Studying poker is an iterative process. First you learn the concept, then you practice it deliberately, then you play a large sample, and then you check stats in your database to make sure you are actually playing that spot correctly. What happens with real money on the line is usually a lot different from how you think you will play while you’re studying away from the tables.
Around 2021, I went all-in on this concept and developed the Mobius GTO Stat Checker. This tool automatically compared my students’ stats to PioSOLVER at every common node in the game tree. With this tool, my students knew exactly what leaks they had and what was essential to study.
Adopting this mindset of radical accountability over your own play also makes you better at exploiting your opponents.
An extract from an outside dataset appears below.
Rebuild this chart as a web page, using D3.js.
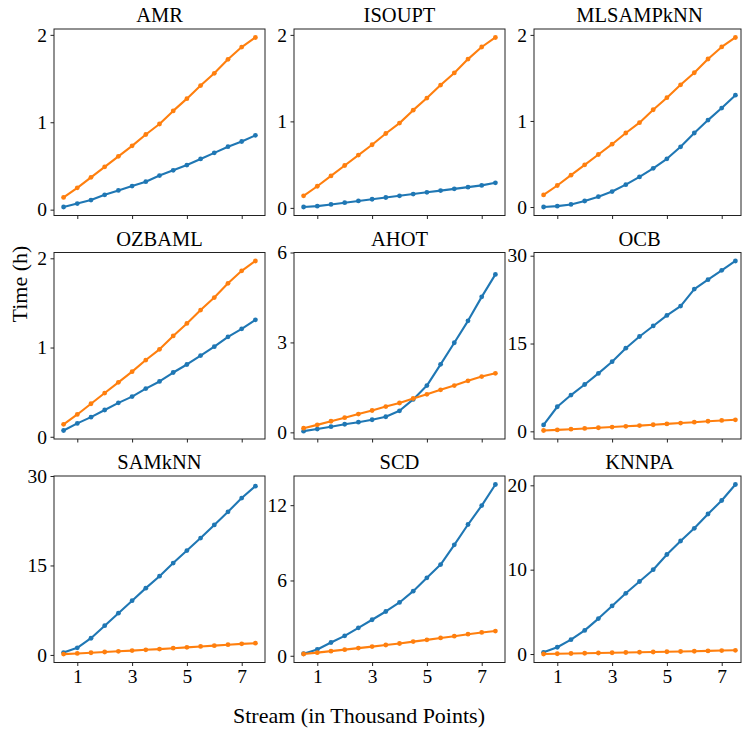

If you become obsessive about finding and plugging your own leaks, it is relatively easy to turn that same scrutiny against your opponents, and punish them for the leaks they are not aware of, or are too lazy to fix.
To get average results, take the average approach
It’s important to remember when you are consuming any poker training content that is produced for the masses, that the average professional poker player is on the razor’s edge of profitability.
Most pools I have analyzed show the average reg is winning at only 1-2 bb/100, and some pools with high rake like GGPoker show that the average reg is losing. You do not want to be average. If you want exceptional results, you are going to have to be contrarian and right in your approach to poker, at least some of the time.
I can’t give you my internal compass for poker, but you can adopt some of my ideas. Even better, you can learn to trust yourself to develop a novel approach to the game. As you gain a better understanding of your unique strengths, double down on them!
Don’t seek permission from others about the “right” way to study or play. Be willing to make a fool of yourself from time to time. Approach poker through the lens that only you can, because this is your best chance to achieve exceptional results.